L’Olocausto in scena sugli schermi del Karlovy Vary con un soggetto audace
Sessantatre anni, simpatico e spiritoso, capelli e baffi brizzolati Paul Schrader è a Karlovy Vary per accompagnare il suo film “Adam Resurrected”, il racconto di un sopravvissuto all’Olocausto e dei suoi problemi emozionali visti con un impatto narrativo prorompente.
«Sono stato tirato in ballo in questo lavoro» afferma il regista «visto che il materiale era piuttosto audace e ad Hollywood i papabili ne erano spaventati. Credo che il mio nome sia saltato fuori solo perché non ho paura di affrontare soggetti problematici». Ottima l’interpretazione di Jeff Goldblum che è in scena dal principio alla fine.

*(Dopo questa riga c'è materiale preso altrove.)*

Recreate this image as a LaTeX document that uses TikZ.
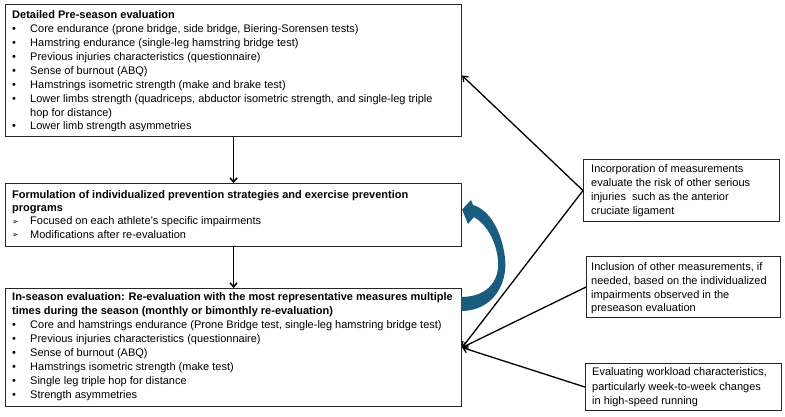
\documentclass[tikz,border=0pt]{standalone}
\usepackage{fontspec}
\setmainfont{Liberation Sans}
\newfontfamily\djv{DejaVu Sans}
\usetikzlibrary{arrows.meta,calc}
\definecolor{boxline}{HTML}{262626}
\definecolor{curvblue}{HTML}{1A5C7E}
\newcommand\bl[1]{\makebox[18pt][l]{\textbullet}#1}
\newcommand\ah[1]{\makebox[18pt][l]{\raisebox{0.3pt}{\djv\fontsize{8}{8}\selectfont ➢}}#1}
\newcommand\fs{\rule{0pt}{8pt}}
\tikzset{
  box/.style={draw=boxline, line width=1.1pt, rectangle, inner sep=0pt, anchor=north west},
  txt/.style={anchor=north west, inner sep=0pt, align=left},
  conn/.style={draw=black, line width=1.5pt, -{Straight Barb[length=4pt,width=7pt]}},
  diag/.style={draw=black, line width=1.3pt, -{Straight Barb[length=4.5pt,width=7pt]}}
}
\begin{document}
\begin{tikzpicture}[x=1pt,y=-1pt]
\useasboundingbox (0,0) rectangle (785,416);
% boxes
\node[box, minimum width=456pt, minimum height=132pt] (pre) at (5,4) {};
\node[box, minimum width=456pt, minimum height=63pt] (form) at (5,183) {};
\node[box, minimum width=456pt, minimum height=118pt] (ins) at (5,288) {};
\node[box, minimum width=196pt, minimum height=62pt] (ba) at (583,159) {};
\node[box, minimum width=194pt, minimum height=61pt] (bb) at (586,256) {};
\node[box, minimum width=196pt, minimum height=47pt] (bc) at (585,363) {};
% texts
\node[txt, font=\fontsize{11}{13.9}\selectfont] (pret) at (12,10.5) {%
\fs\textbf{Detailed Pre-season evaluation}\\
\bl{Core endurance (prone bridge, side bridge, Biering-Sorensen tests)}\\
\bl{Hamstring endurance (single-leg hamstring bridge test)}\\
\bl{Previous injuries characteristics (questionnaire)}\\
\bl{Sense of burnout (ABQ)}\\
\bl{Hamstrings isometric strength (make and brake test)}\\
\bl{Lower limbs strength (quadriceps, abductor isometric strength, and single-leg triple}\\
\hspace*{18pt}hop for distance)\\
\bl{Lower limb strength asymmetries}};
\node[txt, font=\fontsize{11}{13.1}\selectfont] (formt) at (12,190.5) {%
\fs\textbf{Formulation of individualized prevention strategies and exercise prevention}\\
\textbf{programs}\\
\ah{Focused on each athlete’s specific impairments}\\
\ah{Modifications after re-evaluation}};
\node[txt, font=\fontsize{11}{14}\selectfont] (inst) at (12,292.5) {%
\fs\textbf{In-season evaluation: Re-evaluation with the most representative measures multiple}\\
\textbf{times during the season (monthly or bimonthly re-evaluation)}\\
\bl{Core and hamstrings endurance (Prone Bridge test, single-leg hamstring bridge test)}\\
\bl{Previous injuries characteristics (questionnaire)}\\
\bl{Sense of burnout (ABQ)}\\
\bl{Hamstrings isometric strength (make test)}\\
\bl{Single leg triple hop for distance}\\
\bl{Strength asymmetries}};
\node[txt, font=\fontsize{11}{14}\selectfont] (bat) at (591,164.5) {%
\fs Incorporation of measurements\\
evaluate the risk of other serious\\
injuries\ \ such as the anterior\\
cruciate ligament};
\node[txt, font=\fontsize{11}{13.7}\selectfont] (bbt) at (591,262.5) {%
\fs Inclusion of other measurements, if\\
needed, based on the individualized\\
impairments observed in the\\
preseason evaluation};
\node[txt, font=\fontsize{11}{14.5}\selectfont] (bct) at (592,367.5) {%
\fs Evaluating workload characteristics,\\
particularly week-to-week changes\\
in high-speed running};
% connectors
\coordinate (preR) at ([yshift=-5pt]pre.east);
\draw[conn] (pre.south) -- (form.north);
\draw[conn] (form.south) -- (ins.north);
\draw[diag] (ba.west) -- (preR);
\draw[diag] (ba.west) -- (ins.east);
\draw[diag] (bb.west) -- (ins.east);
\draw[diag] (bc.west) -- (ins.east);
% curved block arrow
\coordinate (ctip) at ([yshift=5.5pt]form.east);
\fill[curvblue] (461,311) .. controls (492,311) and (508,285) .. (505,258)
  .. controls (502,232) and (490,210) .. (473,205)
  -- (471,200) -- (ctip) -- (468,224) -- (474,217)
  .. controls (486,224) and (496,240) .. (498,260)
  .. controls (500,283) and (485,297) .. (461,297) -- cycle;
\end{tikzpicture}
\end{document}
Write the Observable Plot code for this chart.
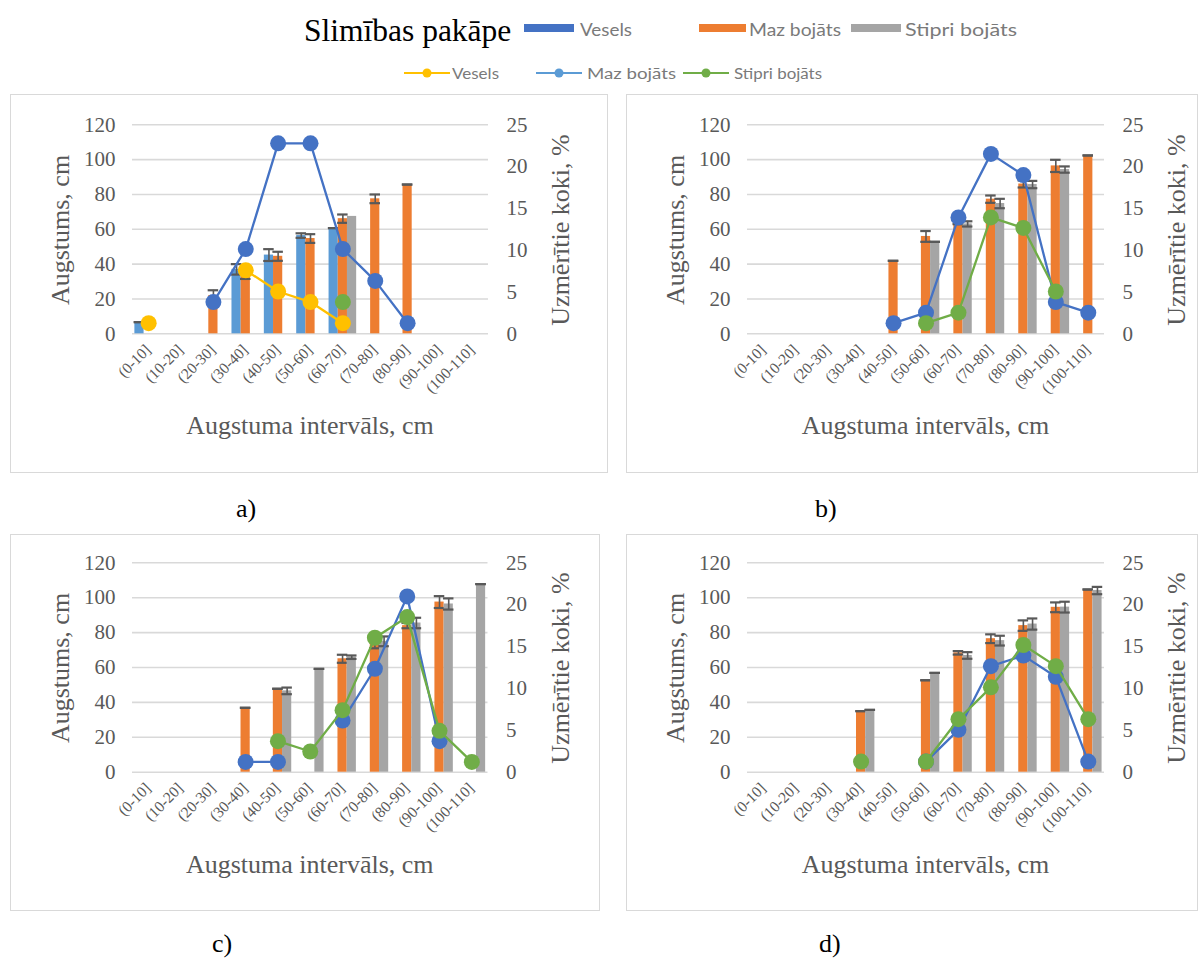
<!DOCTYPE html>
<html><head><meta charset="utf-8">
<script src="https://cdn.jsdelivr.net/npm/d3@7"></script>
<script src="https://cdn.jsdelivr.net/npm/@observablehq/plot@0.6"></script>
<style>
body{margin:0;background:#fff;}
#page{position:relative;width:1203px;height:959px;overflow:hidden;background:#fff;font-family:"Liberation Serif","Times New Roman",serif;}
.box{position:absolute;border:1px solid #d9d9d9;box-sizing:border-box;}
.chart{position:absolute;}
.chart svg{overflow:visible;}
.plabel{position:absolute;font-size:26px;color:#000;line-height:1;}
.title{position:absolute;font-size:26px;color:#595959;line-height:1;white-space:nowrap;font-family:"Liberation Serif","Times New Roman",serif;}
</style></head><body><div id="page"></div>
<script>
const _ = null;
const categories = ["(0-10]","(10-20]","(20-30]","(30-40]","(40-50]","(50-60]","(60-70]","(70-80]","(80-90]","(90-100]","(100-110]"];
const seriesNames = ["Vesels","Maz bojāts","Stipri bojāts"];
const barColors = ["#5B9BD5","#ED7D31","#A5A5A5"];
const lineColors = ["#FFC000","#4472C4","#70AD47"];
const leftTicks = [0,20,40,60,80,100,120];
const rightTicks = [0,5,10,15,20,25];
const panelLabels = ["a)","b)","c)","d)"];

// Panel a
const aHeightVesels = [6.7,_,_,37,45.2,56.4,60.7,_,_,_,_];
const aErrVesels    = [0,_,_,3,3.4,1.3,0,_,_,_,_];
const aHeightMaz    = [_,_,22,35,44.5,54.7,66.1,77.5,85.7,_,_];
const aErrMaz       = [_,_,3,3.5,2.6,2.5,2.4,2.5,0,_,_];
const aHeightStipri = [_,_,_,_,_,_,67.4,_,_,_,_];
const aErrStipri    = [_,_,_,_,_,_,_,_,_,_,_];
const aPctVesels    = [1.27,_,_,7.59,5.06,3.80,1.27,_,_,_,_];
const aPctMaz       = [_,_,3.80,10.13,22.78,22.78,10.13,6.33,1.27,_,_];
const aPctStipri    = [_,_,_,_,_,_,3.80,_,_,_,_];

// Panel b
const bHeightVesels = [_,_,_,_,_,_,_,_,_,_,_];
const bErrVesels    = [_,_,_,_,_,_,_,_,_,_,_];
const bHeightMaz    = [_,_,_,_,41.9,55.9,63,77.3,86,96.4,102.4];
const bErrMaz       = [_,_,_,_,0,3.1,0,2.1,2,3.5,0];
const bHeightStipri = [_,_,_,_,_,52.8,63.1,74.8,85.7,94.3,_];
const bErrStipri    = [_,_,_,_,_,0,1.5,2.7,2.1,1.8,_];
const bPctVesels    = [_,_,_,_,_,_,_,_,_,_,_];
const bPctMaz       = [_,_,_,_,1.27,2.53,13.92,21.52,18.99,3.80,2.53];
const bPctStipri    = [_,_,_,_,_,1.27,2.53,13.92,12.66,5.06,_];

// Panel c
const cHeightVesels = [_,_,_,_,_,_,_,_,_,_,_];
const cErrVesels    = [_,_,_,_,_,_,_,_,_,_,_];
const cHeightMaz    = [_,_,_,36.9,47.8,_,65,74,84,97.5,_];
const cErrMaz       = [_,_,_,0,0,_,2.3,3,1.5,3.4,_];
const cHeightStipri = [_,_,_,_,46.6,59.2,65.9,75,85.5,96.4,107.8];
const cErrStipri    = [_,_,_,_,1.9,0,1,2.8,3,3.2,0];
const cPctVesels    = [_,_,_,_,_,_,_,_,_,_,_];
const cPctMaz       = [_,_,_,1.23,1.23,_,6.17,12.35,20.99,3.70,_];
const cPctStipri    = [_,_,_,_,3.70,2.47,7.41,16.05,18.52,4.94,1.23];

// Panel d
const dHeightVesels = [_,_,_,_,_,_,_,_,_,_,_];
const dErrVesels    = [_,_,_,_,_,_,_,_,_,_,_];
const dHeightMaz    = [_,_,_,35,_,52.7,68.4,76.5,84,94.5,104.7];
const dErrMaz       = [_,_,_,0,_,0,1,2.5,3,2.8,0];
const dHeightStipri = [_,_,_,35.7,_,56.9,66.9,75.4,84.9,94.6,104.1];
const dErrStipri    = [_,_,_,0,_,0,1.9,2.8,3.2,3.1,2.1];
const dPctVesels    = [_,_,_,_,_,_,_,_,_,_,_];
const dPctMaz       = [_,_,_,_,_,1.27,5.06,12.66,13.92,11.39,1.27];
const dPctStipri    = [_,_,_,1.27,_,1.27,6.33,10.13,15.19,12.66,6.33];

const yTitle = "Augstums, cm";
const y2Title = "Uzmērītie koki, %";
const xTitle = "Augstuma intervāls, cm";
const legendTitle = "Slimības pakāpe";

const page = document.getElementById("page");
const RATIO = 120 / 25; // secondary axis (0–25 %) mapped onto primary (0–120 cm)

const panels = [
  {box:{left:10,top:94,w:598,h:379}, plot:{x0:132,x1:488,y0:124.3,y1:333.3},
   heights:[aHeightVesels,aHeightMaz,aHeightStipri], errs:[aErrVesels,aErrMaz,aErrStipri], pcts:[aPctVesels,aPctMaz,aPctStipri],
   label:{x:236,y:496}},
  {box:{left:626,top:94,w:572,h:379}, plot:{x0:747,x1:1104,y0:124.3,y1:333.3},
   heights:[bHeightVesels,bHeightMaz,bHeightStipri], errs:[bErrVesels,bErrMaz,bErrStipri], pcts:[bPctVesels,bPctMaz,bPctStipri],
   label:{x:815,y:496}},
  {box:{left:10,top:534,w:590,h:377}, plot:{x0:132,x1:487.5,y0:562.3,y1:771.7},
   heights:[cHeightVesels,cHeightMaz,cHeightStipri], errs:[cErrVesels,cErrMaz,cErrStipri], pcts:[cPctVesels,cPctMaz,cPctStipri],
   label:{x:212,y:931}},
  {box:{left:626,top:534,w:572,h:377}, plot:{x0:747,x1:1104,y0:562.3,y1:771.7},
   heights:[dHeightVesels,dHeightMaz,dHeightStipri], errs:[dErrVesels,dErrMaz,dErrStipri], pcts:[dPctVesels,dPctMaz,dPctStipri],
   label:{x:819,y:931}}
];

const FONT = "Liberation Serif";
const GREY = "#595959";

function addTitle(text, cx, cy, rotate) {
  const t = document.createElement("div");
  t.className = "title";
  t.textContent = text;
  Object.assign(t.style, {left: cx + "px", top: cy + "px",
    transform: "translate(-50%,-50%)" + (rotate ? " rotate(-90deg)" : "")});
  page.appendChild(t);
}

panels.forEach((p, pi) => {
  const {box, plot} = p;
  const border = document.createElement("div");
  border.className = "box";
  Object.assign(border.style, {left: box.left+"px", top: box.top+"px", width: box.w+"px", height: box.h+"px"});
  page.appendChild(border);

  const bw = (plot.x1 - plot.x0) / categories.length;
  const barW = 9.2;
  const inset = (bw - barW) / 2;
  const capW = 10.5;
  const capInset = (bw - capW) / 2;

  const marks = [
    Plot.ruleY(leftTicks, {y: d => d, stroke: "#d9d9d9", strokeWidth: 1.6})
  ];
  for (let k = 0; k < 3; k++) {
    const rows = categories.map((c, i) => ({cat: c, v: p.heights[k][i], e: p.errs[k][i]})).filter(r => r.v != null);
    const dx = (k - 1) * barW;
    marks.push(Plot.barY(rows, {x: "cat", y1: 0, y2: "v", fill: barColors[k], dx, insetLeft: inset, insetRight: inset}));
    const er = rows.filter(r => r.e != null);
    marks.push(Plot.ruleX(er, {x: "cat", y1: r => r.v - r.e, y2: r => r.v + r.e, dx, stroke: GREY, strokeWidth: 1.6}));
    marks.push(Plot.tickY(er, {x: "cat", y: r => r.v + r.e, dx, insetLeft: capInset, insetRight: capInset, stroke: GREY, strokeWidth: 2.2}));
    marks.push(Plot.tickY(er, {x: "cat", y: r => r.v - r.e, dx, insetLeft: capInset, insetRight: capInset, stroke: GREY, strokeWidth: 2.2}));
  }
  for (let k = 0; k < 3; k++) {
    const rows = categories.map((c, i) => ({cat: c, pct: p.pcts[k][i]}));
    marks.push(Plot.line(rows, {x: "cat", y: r => r.pct == null ? NaN : r.pct * RATIO, stroke: lineColors[k], strokeWidth: 2.3}));
    marks.push(Plot.dot(rows.filter(r => r.pct != null), {x: "cat", y: r => r.pct * RATIO, r: 8, fill: lineColors[k], stroke: "none"}));
  }
  marks.push(Plot.text(leftTicks, {y: d => d, text: d => String(d), frameAnchor: "left", textAnchor: "end", dx: -17, fontSize: 21, fill: GREY, fontFamily: FONT}));
  marks.push(Plot.text(rightTicks, {y: d => d * RATIO, text: d => String(d), frameAnchor: "right", textAnchor: "start", dx: 18, fontSize: 21, fill: GREY, fontFamily: FONT}));
  marks.push(Plot.text(categories, {x: d => d, text: d => d, frameAnchor: "bottom", rotate: -45, textAnchor: "end", dx: 3, dy: 17, fontSize: 15.5, fill: GREY, fontFamily: FONT}));

  const svg = Plot.plot({
    width: box.w, height: box.h,
    marginLeft: plot.x0 - box.left,
    marginRight: box.left + box.w - plot.x1,
    marginTop: plot.y0 - box.top,
    marginBottom: box.top + box.h - plot.y1,
    x: {type: "band", domain: categories, padding: 0, round: false, axis: null},
    y: {domain: [0, 120], axis: null},
    style: {background: "transparent", fontFamily: FONT, overflow: "visible"},
    marks
  });
  const holder = document.createElement("div");
  holder.className = "chart";
  Object.assign(holder.style, {left: box.left+"px", top: box.top+"px", width: box.w+"px", height: box.h+"px"});
  holder.appendChild(svg);
  page.appendChild(holder);

  const midY = (plot.y0 + plot.y1) / 2;
  addTitle(yTitle, plot.x0 - 71, midY + 1, true);
  addTitle(y2Title, plot.x1 + 73, midY + 1, true);
  addTitle(xTitle, (plot.x0 + plot.x1) / 2, plot.y1 + 93, false);

  const lab = document.createElement("div");
  lab.className = "plabel";
  lab.textContent = panelLabels[pi];
  Object.assign(lab.style, {left: p.label.x+"px", top: p.label.y+"px"});
  page.appendChild(lab);
});

// Legend
const legendSwatchColors = ["#4472C4", "#ED7D31", "#A5A5A5"];
const legendLineColors = ["#FFC000", "#5B9BD5", "#70AD47"];
const LFONT = "Lato, Open Sans, sans-serif";
const lsvg = d3.select(page).append("svg")
  .attr("width", 1203).attr("height", 92)
  .style("position", "absolute").style("left", "0px").style("top", "0px");
lsvg.append("text").attr("x", 304).attr("y", 41).attr("font-family", FONT).attr("font-size", 31.5).attr("fill", "#000").text(legendTitle);
const row1 = [{x: 524, w: 50, tx: 580, tw: 52}, {x: 699, w: 47, tx: 749, tw: 92}, {x: 851, w: 50, tx: 905, tw: 112}];
row1.forEach((r, k) => {
  lsvg.append("rect").attr("x", r.x).attr("y", 24).attr("width", r.w).attr("height", 8).attr("fill", legendSwatchColors[k]);
  lsvg.append("text").attr("x", r.tx).attr("y", 36).attr("font-family", LFONT).attr("font-size", 17)
    .attr("textLength", r.tw).attr("lengthAdjust", "spacingAndGlyphs").attr("fill", "#7a7a7a").text(seriesNames[k]);
});
const row2 = [{x: 404, w: 46, tx: 452, tw: 47}, {x: 536, w: 46, tx: 587, tw: 89}, {x: 683, w: 46, tx: 734, tw: 88}];
row2.forEach((r, k) => {
  lsvg.append("line").attr("x1", r.x).attr("x2", r.x + r.w).attr("y1", 73).attr("y2", 73).attr("stroke", legendLineColors[k]).attr("stroke-width", 2.2);
  lsvg.append("circle").attr("cx", r.x + r.w/2).attr("cy", 73).attr("r", 4.5).attr("fill", legendLineColors[k]);
  lsvg.append("text").attr("x", r.tx).attr("y", 79).attr("font-family", LFONT).attr("font-size", 15.5)
    .attr("textLength", r.tw).attr("lengthAdjust", "spacingAndGlyphs").attr("fill", "#7a7a7a").text(seriesNames[k]);
});
</script>
</body></html>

(Mariangiola Castrovilli) – Nasce come critico cinematografico di tutto rispetto scrivendo volumi come Trascendental Style in Film, Ozu, Bresson e Dreyer. Una cosa tira l’altra si sa ed eccolo a firmare sceneggiature che vanno come il pane tra cui Ozuka diretto da Sidney Pollack, Obsession per Brian De Palma, Taxi Driver per Scorsese che gli vale la sua prima nomination per i Golden Globe, per poi dedicarsi alla regia con Blu Collar, Hardcore, American Gigolo, Auto Focus tanto per citarne alcuni. Stiamo parlando di Paul Schrader qui a Karlovy Vary per accompagnare il suo film Adam Resurrected tratto dal romanzo Adam son of dog dell’israeliano Yoram Kaniuk.
Sessantatre anni, simpatico e spiritoso, capelli e baffi brizzolati, sguardo indagatore ed un abbigliamento casual raffinato con pantaloni e polo neri su comodi mocassini, è difficile associarlo all’idea dell’autore di alcuni film che ci hanno fatto sussultare per la profonda esplorazione delle forze del male, della paura e dell’ossessione. Il suo ultimo lavoro, Adam Resurrected è ancora un ritorno al lato oscuro dell’anima di un individuo (Jeff Goldblum) intrappolato nell’inferno dei suoi ricordi, nel magico e realistico racconto di un sopravvissuto all’Olocausto e dei suoi problemi emozionali visti con un impatto narrativo prorompente.
Schrader, cosa l’ha portata verso questo personaggio così particolare?
«E’ una lunga storia» dice pensosamente il regista, «che coinvolge i produttori Ehud Bleiberg e Werner Wirsing. Questo soggetto è stato la passione di Bleiberg che per oltre vent’anni se lo scriveva e riscriveva.
Ad un certo punto mi tira in ballo visto che il materiale era piuttosto audace e ad Hollywood i papabili come registi ne erano spaventati.
Credo che il mio nome sia saltato fuori solo perché non ho paura di affrontare soggetti diciamo… problematici e poi non essendo ebreo, non mi potevo certo considerare un probabile candidato».
«Quando leggo il soggetto di quest’uomo che pensa di essere un cane che incontra un cane che pensa di essere un ragazzo sono rimasto letteralmente affascinato da questa metafora così straordinariamente potente da trascendere in qualche modo l’Olocausto» riprende il regista, «ma avrebbe potuto essere ugualmente valida che so, per il Gulag. Così dissipata ogni riserva riguardo l’Olocausto, perché penso che ci siano già abbastanza film su questo soggetto e sono fermamente convinto che il mondo non stia ansiosamente aspettandone un altro firmato da me, mi sono messo al lavoro».
Certo ma lei non ha mai avuto riserve verso film provocatori…
«E’ una questione di tempi. Adesso stiamo assistendo al collasso del cinema indipendente e del dramma impegnato in quello commerciale. Qualche giorno fa stavo parlando con qualcuno degli studios che mi diceva come fosse impossibile adesso finanziare dei lavori drammatici. Tutti questi soggetti da noi negli States stanno oggi migrando verso la televisione».
Ottima l’interpretazione di Goldblum che è in scena dal principio alla fine…
«Jeff fa parte di quella categoria di attori iperpreparati che hanno poca vita privata e si dedicano solo al lavoro, che è diventato ormai un’ossessione, perché non si pensa più a nient’altro.
Pensi che Jeff ha studiato la parte a memoria già un anno prima che cominciassimo a girare…».